Cuddy: Why SMOC sued in Framingham Sunday, October 28, 2007
James T. Cuddy Metrowest Daily News
In light of coverage in the Metrowest Daily News this past week about the federal civil rights lawsuit filed by SMOC against the Town of Framingham and others, you no doubt are asking yourself or your neighbors the question "Why did SMOC sue?"

The answer is very simple.  We concluded that we had no choice.  The cost of doing nothing to protect the rights of the vulnerable, disabled population we serve simply became too high.  We concluded that to do nothing, to continue to put up with what we believe has been outright discriminatory behavior and hostility towards those amongst us who are least able to protect themselves, would be to fail in our mission to help those in need and reintegrate them into the community.

Our repeated efforts to educate, to talk and even to warn had gone nowhere.  Pointed reminders from our legal counsel and the town's own legal counsel about the requirements of the law were ignored.  As a result, we concluded, very reluctantly, that we needed to do what others before us have done in order to protect the rights of other disadvantaged groups of people to vote, to be educated in equal schools and to have equal access to facilities - seek the intervention of our federal court.

To support our claims, we have set out, in a 99-page complaint with 92 exhibits attached, the actions and words of the people we have sued so that they can speak for themselves.  I urge you to read the document before you make any judgment about what SMOC's lawsuit is or is not about.  And let's be very clear about what SMOC's lawsuit is and is not about.  Despite what you may have read in these pages, the lawsuit is not an effort to intimidate anyone or stop them from expressing their opinion.  Indeed, such characterizations are worthy of George Orwell under the circumstances present here.

For the past two years our workers and those we serve have been on the receiving end of what SMOC's complaint alleges has been a campaign of intimidation designed to keep us and our clients from enjoying basic rights secured by law for all citizens in the community, both able-bodied and disabled.  It has been suggested that rather than enjoying those basic freedoms, SMOC personnel be tarred and feathered, that a brick should be thrown through our window, and that the "dregs of society" and "human waste" who we serve should not be housed, let alone welcomed, in the Framingham community.

Please be honest with yourselves.  Who is intimidating whom?  And while you are at it, please ask yourselves how it is intimidating for SMOC simply to exercise its right to ask a judge and a jury to make a decision about the legality of what has occurred and is occurring in Framingham as all aggrieved persons in our society have the right to do.

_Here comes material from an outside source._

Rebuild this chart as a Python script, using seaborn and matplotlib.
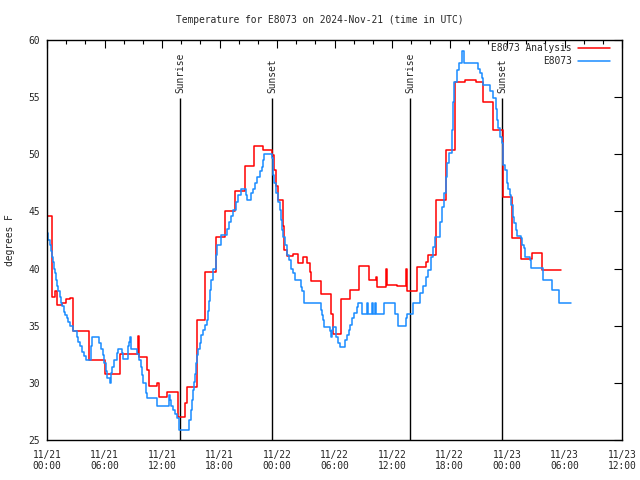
import matplotlib
matplotlib.use("Agg")
import matplotlib.pyplot as plt
import matplotlib.ticker as ticker
import pandas as pd
import seaborn as sns

# hours since 2024-11-21 00:00 UTC
analysis_hours = [0.0, 0.52, 0.83, 1.0, 1.6, 2.0, 2.4, 2.68, 4.41, 6.05,
                  7.62, 9.5, 9.6, 10.43, 10.64, 11.45, 11.66, 12.55, 13.7, 14.4,
                  14.64, 15.62, 16.49, 17.6, 18.57, 19.62, 20.66, 21.6, 22.57, 23.51,
                  23.69, 23.9, 24.1, 24.6, 24.73, 25.04, 25.7, 26.23, 26.68, 27.16,
                  27.44, 27.58, 28.56, 29.6, 29.81, 30.65, 31.62, 32.56, 33.6, 34.33,
                  34.47, 35.34, 35.51, 36.55, 37.46, 37.6, 38.58, 39.55, 39.79, 40.56,
                  41.6, 42.58, 43.62, 44.77, 45.47, 46.51, 47.55, 48.49, 49.43, 50.58,
                  51.62, 52.56, 53.6]
analysis_temp = [44.6, 37.5, 38.0, 36.8, 37.0, 37.3, 37.4, 34.5, 32.0, 30.8,
                 32.5, 34.1, 32.3, 31.1, 29.7, 30.0, 28.8, 29.2, 27.0, 28.2,
                 29.6, 35.5, 39.7, 42.8, 45.0, 46.8, 49.0, 50.7, 50.4, 49.9,
                 48.6, 47.2, 46.0, 43.7, 41.6, 41.1, 41.25, 40.5, 41.0, 40.5,
                 39.7, 38.9, 37.75, 36.0, 34.3, 37.3, 38.1, 40.2, 39.0, 39.3,
                 38.4, 40.0, 38.6, 38.5, 40.0, 38.0, 40.1, 40.6, 41.2, 46.0,
                 50.4, 56.35, 56.5, 56.35, 54.6, 52.1, 46.3, 42.7, 40.8, 41.4,
                 39.9, 39.85, 39.85]

obs_hours = [0.00, 0.10, 0.31, 0.42, 0.52, 0.63, 0.73, 0.83, 0.94, 1.04,
             1.15, 1.36, 1.46, 1.57, 1.77, 1.88, 2.09, 2.19, 2.40, 2.68,
             3.13, 3.23, 3.44, 3.65, 3.86, 4.07, 4.56, 4.73, 5.43, 5.63,
             5.81, 5.95, 6.16, 6.29, 6.57, 6.68, 6.78, 6.99, 7.27, 7.41,
             7.83, 7.93, 8.45, 8.56, 8.66, 8.77, 9.42, 9.60, 9.81, 9.91,
             10.02, 10.33, 10.43, 11.45, 12.76, 12.84, 12.94, 13.12, 13.36, 13.57,
             13.81, 14.85, 14.99, 15.10, 15.20, 15.31, 15.44, 15.55, 15.65, 15.79,
             15.97, 16.07, 16.28, 16.49, 16.70, 16.80, 16.90, 17.01, 17.11, 17.32,
             17.60, 17.74, 18.13, 18.78, 18.99, 19.20, 19.41, 19.72, 19.93, 20.24,
             20.77, 20.87, 21.29, 21.50, 21.71, 21.91, 22.23, 22.43, 22.54, 22.68,
             23.48, 23.55, 23.61, 23.72, 23.90, 24.10, 24.28, 24.42, 24.52, 24.66,
             24.84, 25.04, 25.25, 25.46, 25.67, 25.88, 26.50, 26.64, 26.79, 26.85,
             28.56, 28.70, 28.80, 28.94, 29.53, 29.60, 29.71, 29.84, 30.16, 30.37,
             30.57, 31.10, 31.31, 31.48, 31.65, 31.83, 32.04, 32.32, 32.48, 32.84,
             33.39, 33.50, 33.91, 34.05, 34.23, 34.33, 35.20, 36.31, 36.66, 37.46,
             37.60, 38.22, 38.92, 39.24, 39.55, 39.76, 40.07, 40.28, 40.46, 41.01,
             41.22, 41.43, 41.60, 41.77, 41.95, 42.23, 42.37, 42.47, 42.75, 42.96,
             43.27, 43.48, 44.97, 45.18, 45.39, 45.53, 46.23, 46.54, 46.85, 46.93,
             47.09, 47.24, 47.45, 47.58, 47.79, 47.97, 48.11, 48.28, 48.42, 48.60,
             48.74, 48.94, 49.08, 49.43, 49.57, 49.75, 49.85, 50.40, 50.54, 51.79,
             52.67, 53.40, 54.68]
obs_temp = [43.1, 42.5, 42.1, 41.5, 41.0, 40.6, 40.0, 39.6, 39.0, 38.5,
            38.0, 37.5, 37.0, 36.7, 36.2, 35.9, 35.7, 35.3, 35.0, 34.5,
            34.0, 33.6, 33.2, 32.7, 32.35, 32.0, 33.2, 34.0, 33.5, 33.0,
            32.4, 31.7, 31.0, 30.4, 30.0, 30.9, 31.4, 32.0, 32.6, 33.0,
            32.6, 32.1, 33.2, 33.6, 34.0, 33.0, 32.5, 32.0, 31.4, 30.7,
            30.0, 29.1, 28.7, 28.0, 28.9, 28.5, 28.0, 27.6, 27.25, 26.9,
            25.9, 26.75, 27.6, 28.5, 29.4, 30.1, 30.8, 31.7, 32.4, 33.0,
            33.5, 34.2, 34.6, 35.05, 35.5, 36.3, 37.2, 38.1, 39.0, 40.0,
            41.2, 42.1, 42.9, 43.5, 44.1, 44.6, 45.1, 45.85, 46.4, 47.0,
            46.4, 46.0, 46.6, 47.0, 47.5, 48.0, 48.5, 48.9, 49.5, 50.0,
            49.65, 48.9, 48.2, 47.5, 46.6, 45.85, 45.1, 44.25, 43.4, 42.8,
            42.1, 41.2, 40.75, 40.0, 39.6, 39.0, 38.4, 38.0, 37.5, 37.0,
            36.4, 35.9, 35.5, 34.9, 34.5, 34.0, 34.6, 34.9, 34.0, 33.5,
            33.1, 33.75, 34.2, 34.6, 35.1, 35.65, 36.1, 36.6, 36.95, 36.0,
            36.95, 36.0, 36.95, 36.0, 36.95, 36.0, 36.95, 36.0, 35.0, 35.65,
            36.0, 36.95, 37.85, 38.5, 39.3, 39.9, 41.0, 41.9, 42.8, 44.1,
            45.4, 46.6, 48.0, 49.2, 50.1, 52.1, 54.6, 56.35, 57.4, 58.0,
            59.0, 58.0, 57.5, 57.1, 56.65, 56.05, 55.5, 54.9, 54.0, 53.0,
            52.3, 51.5, 50.95, 49.1, 48.6, 47.5, 47.0, 46.4, 45.55, 44.5,
            44.0, 43.4, 42.85, 42.65, 42.1, 41.8, 41.0, 40.75, 40.05, 39.0,
            38.1, 36.95, 36.95]

sun_hours = [13.88, 23.48, 37.88, 47.48]
sun_labels = ["Sunrise", "Sunset", "Sunrise", "Sunset"]

tick_hours = list(range(0, 61, 6))
tick_labels = ["11/21\n00:00", "11/21\n06:00", "11/21\n12:00", "11/21\n18:00",
               "11/22\n00:00", "11/22\n06:00", "11/22\n12:00", "11/22\n18:00",
               "11/23\n00:00", "11/23\n06:00", "11/23\n12:00"]

FS = 6.9

sns.set_style("white")
plt.rcParams['font.family'] = ['DejaVu Sans Mono', 'DejaVu Sans']
plt.rcParams['font.size'] = FS

fig = plt.figure(figsize=(6.4, 4.8), dpi=100)
ax = fig.add_axes([47 / 640, 40 / 480, 575 / 640, 400 / 480])

ax.vlines(sun_hours, 25, 54.9, color='black', linewidth=1.0)
for h, lab in zip(sun_hours, sun_labels):
    ax.text(h, 55.4, lab, rotation=90, ha='center', va='bottom', fontsize=FS)

df_an = pd.DataFrame({'hour': analysis_hours, 'temp': analysis_temp})
df_ob = pd.DataFrame({'hour': obs_hours, 'temp': obs_temp})
sns.lineplot(data=df_an, x='hour', y='temp', ax=ax, color='#ff0000',
             linewidth=1.1, drawstyle='steps-post', estimator=None,
             label='E8073 Analysis')
sns.lineplot(data=df_ob, x='hour', y='temp', ax=ax, color='#1a8cff',
             linewidth=1.1, drawstyle='steps-post', estimator=None,
             label='E8073')

ax.set_xlim(0, 60)
ax.set_ylim(25, 60)
ax.set_xticks(tick_hours)
ax.set_xticklabels(tick_labels)
ax.xaxis.set_minor_locator(ticker.MultipleLocator(2))
ax.yaxis.set_major_locator(ticker.MultipleLocator(5))
ax.tick_params(which='both', direction='in', top=True, right=True,
               color='black', width=0.8, labelsize=FS)
ax.tick_params(which='major', length=6)
ax.tick_params(which='minor', length=3)
ax.tick_params(axis='x', pad=7)
ax.tick_params(axis='y', pad=5)
for sp in ax.spines.values():
    sp.set_color('black')
    sp.set_linewidth(1.0)

ax.set_xlabel('')
ax.set_ylabel('degrees F', fontsize=FS)
ax.yaxis.set_label_coords(-0.056, 0.5)
fig.text(0.5, 1 - 20 / 480, 'Temperature for E8073 on 2024-Nov-21 (time in UTC)',
         ha='center', va='center', fontsize=FS)

ax.legend(loc='upper right', markerfirst=False, frameon=False,
          bbox_to_anchor=((610 - 47) / 575, (440 - 43) / 400),
          handlelength=3.3, handletextpad=0.7, labelspacing=0.3,
          borderaxespad=0, borderpad=0, fontsize=FS)

fig.savefig('out.png', dpi=100)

Given the well-organized resources which have been and remain arrayed against us, given what we are up against from the people who actually have the power of their offices to wield against us, and given the level of outright hatred which has been exhibited towards us, we fully recognize what we are up against.  But the difficulties with which we are faced are the precise reasons that Congress enacted the Fair Housing Act, the Americans With Disabilities Act, the federal Rehabilitation Act and the federal Civil Rights Act; the very laws which our lawsuit says have been broken.  There is a reason these laws exist.  And that reason, most unfortunately, can be found in what has occurred in Framingham in the past two years.

SMOC exists to combat poverty, to educate, to provide services and to help the vulnerable.  We have been working in communities in Greater Boston since the 1960s.  We are open to dialogue with anyone who respects our mission and desires to create an environment in Framingham where it can be fulfilled.  We prefer to be service providers, not litigants.  But we are prepared to see our lawsuit through to the end if necessary.  We have no choice.

James T. Cuddy is executive director of South Middlesex Opportunity Council.